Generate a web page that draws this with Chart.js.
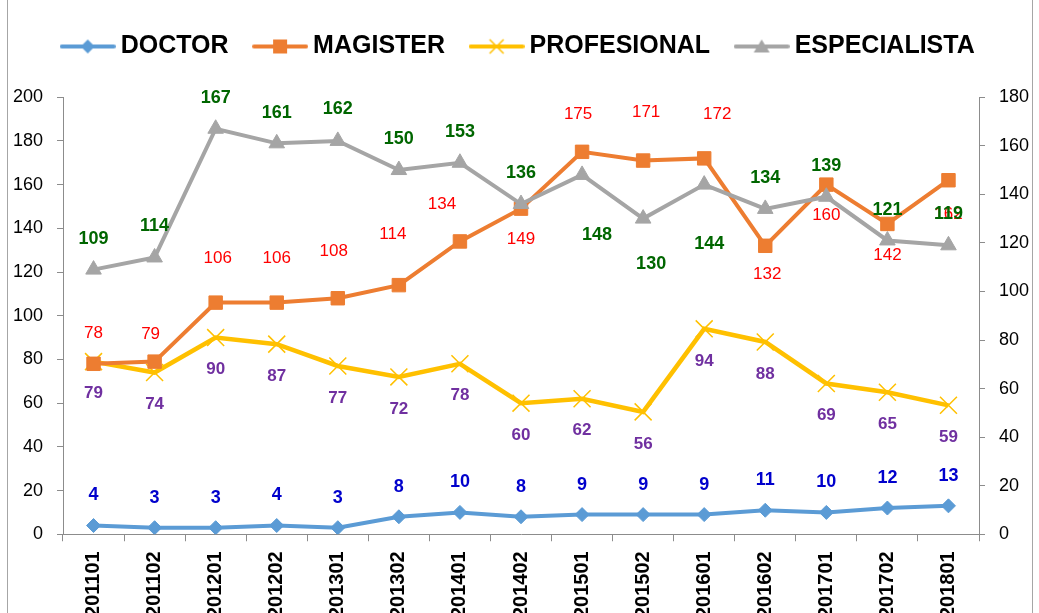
<!DOCTYPE html>
<html lang="es">
<head>
<meta charset="UTF-8">
<title>Docentes por grado</title>
<style>
  html, body { margin: 0; padding: 0; background: #fff; overflow: hidden; }
  #wrap { position: relative; width: 1039px; height: 613px; overflow: hidden; }
  canvas { display: block; }
</style>
</head>
<body>
<div id="wrap"><canvas id="chart" width="1039" height="630"></canvas></div>
<script src="https://cdn.jsdelivr.net/npm/chart.js"></script>
<script>
const periodos = ['201101', '201102', '201201', '201202', '201301', '201302', '201401', '201402',
                  '201501', '201502', '201601', '201602', '201701', '201702', '201801'];
const doctor       = [4, 3, 3, 4, 3, 8, 10, 8, 9, 9, 9, 11, 10, 12, 13];
const magister     = [78, 79, 106, 106, 108, 114, 134, 149, 175, 171, 172, 132, 160, 142, 162];
const profesional  = [79, 74, 90, 87, 77, 72, 78, 60, 62, 56, 94, 88, 69, 65, 59];
const especialista = [109, 114, 167, 161, 162, 150, 153, 136, 148, 130, 144, 134, 139, 121, 119];

const FONT = "'Liberation Sans', Arial, sans-serif";
const axisGray = '#8c8c8c';

// little line + marker picture for each legend entry
function legendIcon(color, marker) {
  const c = document.createElement('canvas');
  c.width = 56; c.height = 24;
  const g = c.getContext('2d');
  g.strokeStyle = color;
  g.fillStyle = color;
  g.lineWidth = 4;
  g.lineCap = 'round';
  g.beginPath(); g.moveTo(2, 12); g.lineTo(54, 12); g.stroke();
  g.beginPath();
  if (marker === 'diamond') {
    g.moveTo(28, 5); g.lineTo(35, 12); g.lineTo(28, 19); g.lineTo(21, 12); g.closePath(); g.fill();
  } else if (marker === 'square') {
    g.fillRect(21, 5, 14, 14);
  } else if (marker === 'x') {
    g.lineWidth = 1.5; g.lineCap = 'butt';
    g.moveTo(21, 5); g.lineTo(35, 19); g.moveTo(35, 5); g.lineTo(21, 19); g.stroke();
  } else if (marker === 'triangle') {
    g.moveTo(28, 5); g.lineTo(36, 18); g.lineTo(20, 18); g.closePath(); g.fill();
  }
  return c;
}

const icons = [
  legendIcon('#5B9BD5', 'diamond'),
  legendIcon('#ED7D31', 'square'),
  legendIcon('#FFC000', 'x'),
  legendIcon('#A5A5A5', 'triangle')
];

// value labels next to the points
const valueLabels = {
  id: 'valueLabels',
  afterDatasetsDraw(chart) {
    const ctx = chart.ctx;
    chart.data.datasets.forEach((ds, i) => {
      const meta = chart.getDatasetMeta(i);
      ctx.save();
      ctx.font = ds.labelFont;
      ctx.fillStyle = ds.labelColor;
      ctx.textAlign = 'center';
      ctx.textBaseline = 'middle';
      meta.data.forEach((pt, j) => {
        const dy = Array.isArray(ds.labelDy) ? ds.labelDy[j] : ds.labelDy;
        const dx = ds.labelDx ? ds.labelDx[j] : 0;
        ctx.fillText(String(ds.data[j]), pt.x + dx, pt.y + dy);
      });
      ctx.restore();
    });
  }
};

// thin frame lines of the chart area
const frame = {
  id: 'frame',
  beforeDraw(chart) {
    const ctx = chart.ctx;
    ctx.save();
    ctx.strokeStyle = '#a6a6a6';
    ctx.lineWidth = 1;
    ctx.beginPath();
    ctx.moveTo(7.5, 0); ctx.lineTo(7.5, chart.height);
    ctx.moveTo(1032.5, 0); ctx.lineTo(1032.5, chart.height);
    ctx.stroke();
    ctx.restore();
  }
};

const fixWidth = axis => { axis.width = 50; };

Chart.defaults.font.family = FONT;

new Chart(document.getElementById('chart'), {
  type: 'line',
  data: {
    labels: periodos,
    datasets: [
      {
        label: 'DOCTOR',
        data: doctor,
        yAxisID: 'y',
        borderColor: '#5B9BD5',
        backgroundColor: '#5B9BD5',
        borderWidth: 4,
        pointStyle: 'rectRot',
        pointRadius: 7,
        pointBorderWidth: 1,
        labelFont: 'bold 18px ' + FONT,
        labelColor: '#0000CC',
        labelDy: -30
      },
      {
        label: 'MAGISTER',
        data: magister,
        yAxisID: 'y',
        borderColor: '#ED7D31',
        backgroundColor: '#ED7D31',
        borderWidth: 4,
        pointStyle: 'rect',
        pointRadius: 9.5,
        pointBorderWidth: 1,
        labelFont: '17px ' + FONT,
        labelColor: '#FF0000',
        labelDy: [-30, -27, -44, -44, -47, -51, -37, 31, -38, -48, -44, 29, 31, 31, 34],
        labelDx: [0, -4, 2, 0, -4, -6, -18, 0, -4, 3, 13, 2, 0, 0, 0]
      },
      {
        label: 'PROFESIONAL',
        data: profesional,
        yAxisID: 'y',
        borderColor: '#FFC000',
        backgroundColor: '#FFC000',
        borderWidth: 4.5,
        pointStyle: 'crossRot',
        pointRadius: 12,
        pointBorderWidth: 1.5,
        labelFont: 'bold 17px ' + FONT,
        labelColor: '#7030A0',
        labelDy: 32
      },
      {
        label: 'ESPECIALISTA',
        data: especialista,
        yAxisID: 'y1',
        borderColor: '#A5A5A5',
        backgroundColor: '#A5A5A5',
        borderWidth: 4,
        pointStyle: 'triangle',
        pointRadius: 9,
        pointBorderWidth: 1,
        labelFont: 'bold 18px ' + FONT,
        labelColor: '#006600',
        labelDy: [-31, -31, -31, -30, -32, -31, -31, -31, 60, 45, 59, -31, -31, -30, -31],
        labelDx: [0, 0, 0, 0, 0, 0, 0, 0, 15, 8, 5, 0, 0, 0, 0],
        order: -1
      }
    ]
  },
  options: {
    responsive: false,
    animation: false,
    layout: { padding: { top: 3, left: 13, right: 10, bottom: 2 } },
    plugins: {
      tooltip: { enabled: false },
      title: { display: true, text: '', font: { size: 1 }, padding: { top: 0, bottom: 27 }, weight: 500 },
      legend: {
        position: 'top',
        labels: {
          usePointStyle: true,
          pointStyleWidth: 41,
          padding: 31,
          color: '#000',
          font: { size: 25, weight: 'bold', family: FONT },
          generateLabels: chart => chart.data.datasets.map((ds, i) => ({
            text: ds.label,
            pointStyle: icons[i],
            fillStyle: ds.borderColor,
            strokeStyle: ds.borderColor,
            lineWidth: 0,
            hidden: false,
            fontColor: '#000',
            datasetIndex: i
          }))
        }
      }
    },
    scales: {
      x: {
        offset: true,
        grid: { offset: true, drawOnChartArea: false, tickLength: 7, color: axisGray },
        border: { color: axisGray },
        ticks: {
          autoSkip: false, minRotation: 90, maxRotation: 90, padding: 10,
          color: '#000', font: { size: 20, weight: 'bold' }
        }
      },
      y: {
        position: 'left',
        min: 0, max: 200,
        afterFit: fixWidth,
        grid: { drawOnChartArea: false, tickLength: 6, color: axisGray },
        border: { color: axisGray },
        ticks: { stepSize: 20, padding: 14, color: '#000', font: { size: 18 } }
      },
      y1: {
        position: 'right',
        min: 0, max: 180,
        afterFit: fixWidth,
        grid: { drawOnChartArea: false, tickLength: 6, color: axisGray },
        border: { color: axisGray },
        ticks: { stepSize: 20, padding: 14, color: '#000', font: { size: 18 } }
      }
    }
  },
  plugins: [frame, valueLabels]
});
</script>
</body>
</html>
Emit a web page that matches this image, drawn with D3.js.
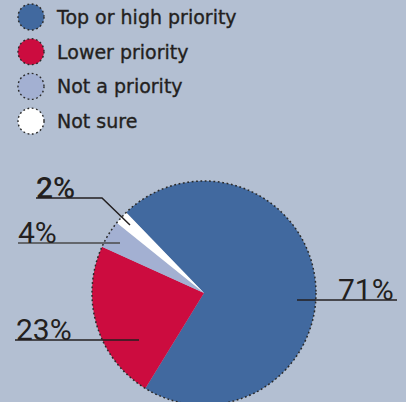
<!DOCTYPE html>
<html>
<head>
<meta charset="utf-8">
<script src="https://cdn.jsdelivr.net/npm/d3@7"></script>
<style>
	body{margin:0;background:#b3bfd2;}
	svg{display:block;}
</style>
</head>
<body>
<svg id="chart" width="406" height="402"></svg>
<script>
const categories = ["Top or high priority", "Lower priority", "Not a priority", "Not sure"];
const values = [71, 23, 4, 2];
const colors = ["#41699f", "#cc0c3f", "#a3b0d2", "#ffffff"];
const valueLabels = ["71%", "23%", "4%", "2%"];

const width = 406;
const height = 402;
const center = {x: 204, y: 293};
const radius = 112;
const startDeg = -44;

// label layout: text start, baseline, line start/end, optional leader end
const labelLayout = [
	{tx: 338, ty: 300, lx1: 297, lx2: 397, end: null, weight: 400},
	{tx: 16, ty: 340, lx1: 15, lx2: 139, end: null, weight: 400},
	{tx: 18, ty: 243, lx1: 18, lx2: 120, end: null, weight: 400, stroke: "#4a4a4a"},
	{tx: 36, ty: 198, lx1: 36, lx2: 102, end: [130, 225], weight: 500}
];

var svg = d3.select("#chart")
	.attr("viewBox", [0, 0, width, height]);

svg.append("rect")
	.attr("width", width)
	.attr("height", height)
	.attr("fill", "#b3bfd2");

//legend
var legend = svg.selectAll(".legend")
	.data(categories)
	.enter()
	.append("g")
		.attr("class", "legend")
		.attr("transform", (d, i) => "translate(31," + (17 + i * 34.7) + ")");

legend.append("circle")
	.attr("r", 13)
	.attr("fill", (d, i) => colors[i])
	.attr("stroke", "#2a2a2a")
	.attr("stroke-width", 1.4)
	.attr("stroke-dasharray", "1.8,2.6");

legend.append("text")
	.attr("x", 26)
	.attr("y", 7)
	.style("font", "19px 'DejaVu Sans'")
	.style("fill", "#231f20")
	.style("stroke", "#231f20")
	.style("stroke-width", 0.35)
	.text(d => d);

//pie
var pie = d3.pie()
	.sort(null)
	.startAngle(startDeg * Math.PI / 180)
	.endAngle(startDeg * Math.PI / 180 + 2 * Math.PI);

var arc = d3.arc()
	.innerRadius(0)
	.outerRadius(radius);

var g = svg.append("g")
	.attr("transform", "translate(" + center.x + "," + center.y + ")");

g.selectAll(".slice")
	.data(pie(values))
	.enter()
	.append("path")
		.attr("class", "slice")
		.attr("fill", (d, i) => colors[i])
		.attr("d", arc);

g.append("circle")
	.attr("r", radius)
	.attr("fill", "none")
	.attr("stroke", "#2a2a2a")
	.attr("stroke-width", 1.5)
	.attr("stroke-dasharray", "1.8,2.6");

//leader lines and value labels
labelLayout.forEach(function(l, i){
	var pts = [[l.lx1, l.ty], [l.lx2, l.ty]];
	if(l.end) pts.push(l.end);
	svg.append("path")
		.attr("fill", "none")
		.attr("stroke", l.stroke || "#231f20")
		.attr("stroke-width", 1.5)
		.attr("d", d3.line()(pts));
	svg.append("text")
		.attr("x", l.tx)
		.attr("y", l.ty)
		.style("font", l.weight + " 30px Roboto")
		.style("fill", "#231f20")
		.text(valueLabels[i]);
});
</script>
</body>
</html>
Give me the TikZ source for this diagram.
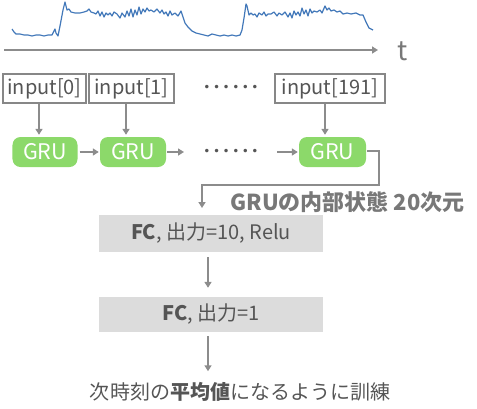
\documentclass[tikz,border=0pt]{standalone}
\usepackage{fontspec}
\setmainfont{Noto Sans CJK JP}
\newfontfamily\dotfont{DejaVu Sans}
\usetikzlibrary{arrows.meta,calc}
\definecolor{arrowgray}{RGB}{140,140,140}
\definecolor{bordergray}{RGB}{135,135,135}
\definecolor{grugreen}{RGB}{140,217,106}
\definecolor{fcgray}{RGB}{220,220,220}
\definecolor{textdark}{RGB}{85,85,85}
\definecolor{labelgray}{RGB}{120,120,120}
\definecolor{wave}{RGB}{66,120,185}
\newcommand\mydot{\makebox[9.6bp]{\dotfont\fontsize{12bp}{12bp}\selectfont •}}
\newcommand\sixdots{\mydot\mydot\mydot\mydot\mydot\mydot}
\tikzset{
  arr/.style={draw=arrowgray, line width=1.5bp, -{Triangle[width=7bp,length=6bp]}},
  inbox/.style={draw=bordergray, line width=1.5bp, minimum height=29bp, inner sep=0pt,
    text=textdark, font=\fontsize{20bp}{22bp}\selectfont},
  grubox/.style={fill=grugreen, rounded corners=8bp, minimum height=30bp, inner sep=0pt,
    text=white, font=\fontsize{21.5bp}{23bp}\selectfont},
  fcbox/.style={fill=fcgray, minimum width=224bp, inner sep=0pt,
    text=textdark, font=\fontsize{20bp}{22bp}\selectfont},
  dotrow/.style={inner sep=0pt, text=textdark}
}
\begin{document}
\begin{tikzpicture}[x=1bp,y=-1bp]
\useasboundingbox (0,0) rectangle (477,408);
% waveform
\draw[wave, line width=1.2bp, line join=round] plot coordinates {
(12,29) (14,32) (16,34) (20,34) (24,35) (28,35) (32,36) (36,35) (40,35) (44,36) (48,35) (52,35) (54,31) (55,29) (56,33) (58,36) (60,26) (63,10) (65,2) (66,6) (67,10) (69,9) (71,12) (75,13) (80,13) (84,12) (87,11) (89,9) (91,12) (94,13) (96,14) (98,11) (100,16) (102,12) (104,17) (106,13) (108,15) (110,13) (112,16) (114,12) (117,14) (120,18) (122,13) (125,17) (127,11) (129,16) (131,9) (133,17) (135,10) (137,15) (139,7) (141,14) (143,9) (145,12) (147,8) (149,11) (151,10) (154,12) (157,9) (160,13) (162,10) (164,14) (166,12) (168,16) (170,11) (172,15) (175,13) (178,16) (181,11) (183,17) (185,23) (188,27) (192,31) (196,33) (200,34) (204,35) (208,36) (212,34) (216,35) (220,36) (224,35) (228,36) (232,35) (236,36) (240,35) (242,30) (244,18) (246,4) (247,6) (249,15) (251,13) (253,15) (255,14) (257,17) (259,13) (262,15) (264,12) (266,16) (268,14) (271,14) (274,12) (277,16) (279,13) (282,15) (285,12) (288,17) (290,13) (292,18) (294,11) (296,15) (298,12) (300,16) (302,8) (304,14) (306,10) (308,16) (310,9) (312,13) (314,11) (317,12) (320,10) (322,13) (325,6) (327,10) (329,8) (331,11) (334,10) (337,12) (340,11) (343,14) (347,13) (351,14) (356,13) (360,15) (363,15) (366,22) (369,28) (373,30)};
% time axis
\coordinate (ax0) at (4,50);
\coordinate (ax1) at (378,50);
\draw[arr] (ax0) -- (ax1);
\node[text=labelgray, font=\fontsize{27bp}{28bp}\selectfont, inner sep=0pt] (t) at (403,51) {t};
% inputs
\node[inbox, minimum width=83bp] (in0) at (44.5,88.5) {input[0]};
\node[inbox, minimum width=85bp] (in1) at (131.5,88.5) {input[1]};
\node[dotrow] (d1) at (231,88) {\sixdots};
\node[inbox, minimum width=110bp] (in2) at (330,88.5) {input[191]};
% GRUs
\node[grubox, minimum width=65bp] (g0) at (45,152) {GRU};
\node[grubox, minimum width=66bp] (g1) at (133,152) {GRU};
\node[dotrow] (d2) at (231,152) {\sixdots};
\node[grubox, minimum width=67bp] (g2) at (332.5,152) {GRU};
% input -> GRU
\draw[arr, shorten >=2bp] ([xshift=-5.5bp]in0.south) -- ([xshift=-5.5bp]in0.south |- g0.north);
\draw[arr, shorten >=2bp] ([xshift=-5.5bp]in1.south) -- ([xshift=-5.5bp]in1.south |- g1.north);
\draw[arr, shorten >=2bp] ([xshift=-5bp]in2.south) -- ([xshift=-5bp]in2.south |- g2.north);
% GRU chain
\draw[arr, shorten <=2bp, shorten >=1bp] (g0.east) -- (g1.west);
\coordinate (c1) at (184,152);
\draw[arr, shorten <=1bp] (g1.east) -- (c1);
\coordinate (c2) at (277,152);
\draw[arr, shorten >=1bp] (c2) -- (g2.west);
% hidden state out
\coordinate (h1) at (379,151);
\coordinate (h2) at (379,185);
\coordinate (h3) at (202,185);
\coordinate (h4) at (202,208);
\draw[arr, line join=miter] ([xshift=1bp]g2.east |- h1) -- (h1) -- (h2) -- (h3) -- (h4);
\node[text=labelgray, font=\fontsize{22bp}{24bp}\selectfont\bfseries, inner sep=0pt] (lab) at (347.5,202) {GRUの内部状態 20次元};
% FC layers
\node[fcbox, minimum height=37bp] (fc1) at (211,233.5) {{\bfseries FC}, 出力=10, Relu};
\node[fcbox, minimum height=35bp] (fc2) at (211,314.5) {{\bfseries FC}, 出力=1};
\draw[arr] ([xshift=-3bp,yshift=-5bp]fc1.south) -- ([xshift=-3bp,yshift=9bp]fc2.north);
\node[text=textdark, font=\fontsize{20bp}{22bp}\selectfont, inner sep=0pt] (out) at (240,392) {次時刻の{\bfseries 平均値}になるように訓練};
\draw[arr] ([xshift=-3bp,yshift=-4bp]fc2.south) -- ([xshift=-3bp,yshift=11bp]fc2.south |- out.north);
\end{tikzpicture}
\end{document}
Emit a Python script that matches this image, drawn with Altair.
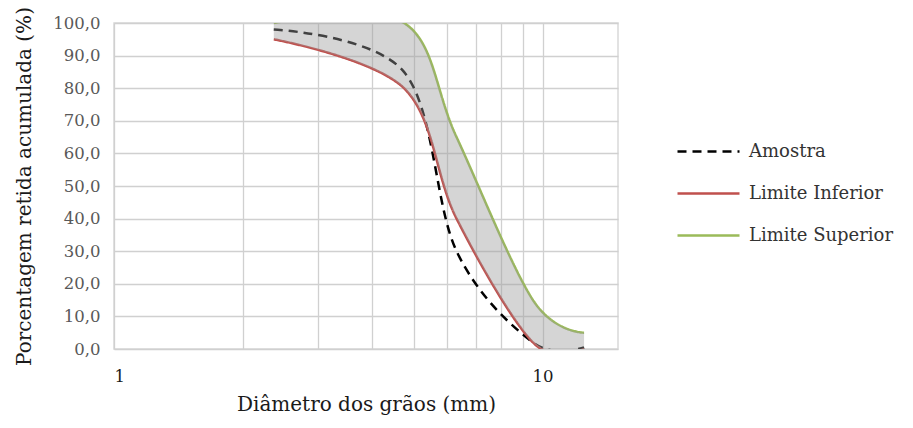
import altair as alt
import pandas as pd

# Sieve sizes (mm) and cumulative retained percentages
sizes = [2.36, 4.75, 6.3, 9.5, 12.5]
amostra = [98.0, 85.0, 30.0, 2.0, 0.5]
lim_inf = [95.0, 80.0, 40.0, 2.0, 0.0]
lim_sup = [100.0, 100.0, 65.0, 15.0, 5.0]

series_names = ["Amostra", "Limite Inferior", "Limite Superior"]
series_colors = ["#000000", "#C0504D", "#9BBB59"]
series_dash = [[9, 6], [1, 0], [1, 0]]

x_ticks = [1, 2, 3, 4, 5, 6, 7, 8, 9, 10]
y_ticks = [0, 10, 20, 30, 40, 50, 60, 70, 80, 90, 100]

rows = []
for name, vals in zip(series_names, [amostra, lim_inf, lim_sup]):
    for s, v in zip(sizes, vals):
        rows.append({"d": s, "v": v, "serie": name})
long_df = pd.DataFrame(rows)
band_df = pd.DataFrame({"d": sizes, "lo": lim_inf, "hi": lim_sup})

FONT = "DejaVu Serif"

x_scale = alt.Scale(type="log", domain=[1, 15], nice=False)
y_scale = alt.Scale(domain=[0, 100], nice=False)

x_axis = alt.Axis(
    values=x_ticks,
    labelExpr="datum.value == 1 ? '1' : (datum.value == 10 ? '10' : '')",
    title="Diâmetro dos grãos (mm)",
    labelPadding=19,
    titlePadding=10,
)
y_axis = alt.Axis(
    values=y_ticks,
    labelExpr="replace(format(datum.value, '.1f'), '.', ',')",
    title="Porcentagem retida acumulada (%)",
    labelPadding=14,
    titlePadding=18,
)

lines = alt.Chart(long_df).mark_line(
    interpolate="cardinal", strokeWidth=2.5, clip=True
).encode(
    x=alt.X("d:Q", scale=x_scale, axis=x_axis),
    y=alt.Y("v:Q", scale=y_scale, axis=y_axis),
    color=alt.Color(
        "serie:N",
        scale=alt.Scale(domain=series_names, range=series_colors),
        title=None,
        legend=alt.Legend(orient="none", legendX=562, legendY=96),
    ),
    strokeDash=alt.StrokeDash(
        "serie:N",
        scale=alt.Scale(domain=series_names, range=series_dash),
        title=None,
    ),
    detail="serie:N",
)

band = alt.Chart(band_df).mark_area(
    interpolate="cardinal", color="#9a9a9a", opacity=0.42, clip=True
).encode(
    x=alt.X("d:Q", scale=x_scale, axis=x_axis),
    y=alt.Y("lo:Q", scale=y_scale, axis=y_axis),
    y2="hi:Q",
)

chart = alt.layer(lines, band).properties(
    width=504,
    height=326,
    autosize=alt.AutoSizeParams(type="none"),
    padding={"left": 106, "top": 15, "right": 287, "bottom": 70},
).configure_view(
    stroke="#d9d9d9", strokeWidth=1.5
).configure_axis(
    grid=True,
    gridColor="#d0d0d0",
    gridWidth=1.3,
    domain=False,
    ticks=False,
    labelFont=FONT,
    titleFont=FONT,
    labelFontSize=16.5,
    titleFontSize=20,
    titleFontWeight="normal",
    labelColor="#595959",
    titleColor="#1a1a1a",
).configure_axisX(
    labelColor="#1a1a1a",
).configure_legend(
    labelFont=FONT,
    labelFontSize=18,
    labelColor="#333333",
    symbolType="stroke",
    symbolSize=3844,
    symbolStrokeWidth=2.5,
    rowPadding=0,
    labelOffset=8,
)

chart.save("out.html", embed_options={"renderer": "svg", "actions": False})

_ _ _

### GIVEN INSTRUCTION:
What lines above run from the one with "Emit a Python" to the one with "import pandas as pd"? Give them again exactly, ends included, and leave the pictures out.

### ANSWER FOR THE TASK:
Emit a Python script that matches this image, drawn with Altair.
import altair as alt
import pandas as pd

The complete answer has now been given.